All that changed this week with the unveiling of a new core package for Atom, called appropriately enough GitHub for Atom, along with new release and beta editions of Atom itself.
GitHub users, dock here
The new edition of Atom, version 1.17, introduces a new UI component called “docks,” which is a way to provide side- or bottom-dockable tool panels in the editor. IDEs like Visual Studio and Eclipse have had dock-like components for some time, but now Atom is adding such a component as a core element.
Atom developers can take advantage of a high-level API for manipulating docks, so that “tool panels written by different package authors [can] coherently share screen real estate,” according to GitHub’s blog announcement.
One of the first add-ons to use the dock metaphor is GitHub for Atom. With it, a developer can use a side panel in whatever current view is in focus to stage changes, create commits, work with different code branches, and resolve merge conflicts.
Technically, GitHub for Atom is still a preview, so it’s been bundled with Atom’s 1.18 beta version rather than included in the latest full release. The core functions work, but many other integrations, like browsing pull requests in the side panel, are still under development.
Going with the (work)flow
It doesn’t seem likely that adding GitHub support directly into Atom will mean demand for a standalone desktop Git interface will dry up. To that end, GitHub’s own standalone desktop client, GitHub Desktop, has also been remade. It’s been rewritten using Electron, the same cross-platform desktop development library used by Atom, and was released as an open source project under the same liberal terms as Atom itself.

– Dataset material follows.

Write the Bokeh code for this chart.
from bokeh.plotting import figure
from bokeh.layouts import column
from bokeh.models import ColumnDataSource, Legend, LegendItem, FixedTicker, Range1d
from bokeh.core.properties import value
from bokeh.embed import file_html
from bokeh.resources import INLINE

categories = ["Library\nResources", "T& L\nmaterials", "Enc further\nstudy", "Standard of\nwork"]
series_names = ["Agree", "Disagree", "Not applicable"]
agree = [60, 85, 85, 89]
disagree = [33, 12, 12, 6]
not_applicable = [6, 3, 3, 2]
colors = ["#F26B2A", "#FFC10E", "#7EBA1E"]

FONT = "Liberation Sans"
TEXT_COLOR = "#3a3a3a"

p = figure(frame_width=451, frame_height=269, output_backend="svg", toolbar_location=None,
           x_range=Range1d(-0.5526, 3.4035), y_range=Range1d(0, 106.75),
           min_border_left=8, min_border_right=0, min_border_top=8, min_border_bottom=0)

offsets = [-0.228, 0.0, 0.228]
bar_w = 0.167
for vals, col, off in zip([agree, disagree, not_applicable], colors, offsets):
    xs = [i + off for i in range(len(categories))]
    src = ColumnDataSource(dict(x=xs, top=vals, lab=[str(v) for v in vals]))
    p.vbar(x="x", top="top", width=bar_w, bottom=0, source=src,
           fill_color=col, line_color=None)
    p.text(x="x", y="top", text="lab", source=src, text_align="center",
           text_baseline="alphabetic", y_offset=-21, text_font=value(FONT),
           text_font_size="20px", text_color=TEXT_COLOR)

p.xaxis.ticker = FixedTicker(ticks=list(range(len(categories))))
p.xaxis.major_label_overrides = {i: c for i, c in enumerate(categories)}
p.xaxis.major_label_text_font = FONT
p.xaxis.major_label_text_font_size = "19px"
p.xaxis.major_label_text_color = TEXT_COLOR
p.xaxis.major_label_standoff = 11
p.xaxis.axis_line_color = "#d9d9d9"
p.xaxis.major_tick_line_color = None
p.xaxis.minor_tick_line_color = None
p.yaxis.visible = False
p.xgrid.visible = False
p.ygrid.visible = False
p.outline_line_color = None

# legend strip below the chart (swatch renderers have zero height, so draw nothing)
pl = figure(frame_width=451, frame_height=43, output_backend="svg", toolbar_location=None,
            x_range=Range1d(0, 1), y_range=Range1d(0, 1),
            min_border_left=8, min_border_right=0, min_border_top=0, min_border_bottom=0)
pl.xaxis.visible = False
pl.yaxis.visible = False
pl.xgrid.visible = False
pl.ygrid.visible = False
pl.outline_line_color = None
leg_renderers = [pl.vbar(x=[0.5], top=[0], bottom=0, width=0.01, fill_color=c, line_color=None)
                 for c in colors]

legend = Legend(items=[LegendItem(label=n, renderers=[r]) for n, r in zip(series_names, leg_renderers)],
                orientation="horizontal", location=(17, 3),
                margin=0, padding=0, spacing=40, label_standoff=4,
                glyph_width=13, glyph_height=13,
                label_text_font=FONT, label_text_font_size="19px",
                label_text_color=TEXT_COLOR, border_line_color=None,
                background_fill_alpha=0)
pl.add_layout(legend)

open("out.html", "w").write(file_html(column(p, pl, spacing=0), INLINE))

According to the GitHub Engineering blog, the main impetus for rewriting GitHub Desktop wasn’t just to make the app look better. It centered around creating a single codebase that could be deployed across multiple platforms (MacOS, Windows, and Linux) and customized where needed for platform-specific things like localization support.
Where GitHub sees the biggest appeal with GitHub for Atom, as opposed to GitHub Desktop, is with developers who don’t like to change applications in the middle of their workflow. Keeping everything in one interface “reduces context switching and increases productivity by bringing core workflow tools directly into your editor,” according to GitHub in its post.
Previous support for both Git and GitHub in Atom was largely ad-hoc. Individual packages supported specific Git functions, but there was little in the way of a single-package solution for all one’s Git needs. GitHub for Atom provides that, although at the cost of being more a GitHub solution than a general Git solution.
GitHub has long thought of Atom as a simple core, with all functionality provided by add-ons. With GitHub for Atom, there’s now the possibility that Atom will become all the more a delivery mechanism for offerings from GitHub’s own platform.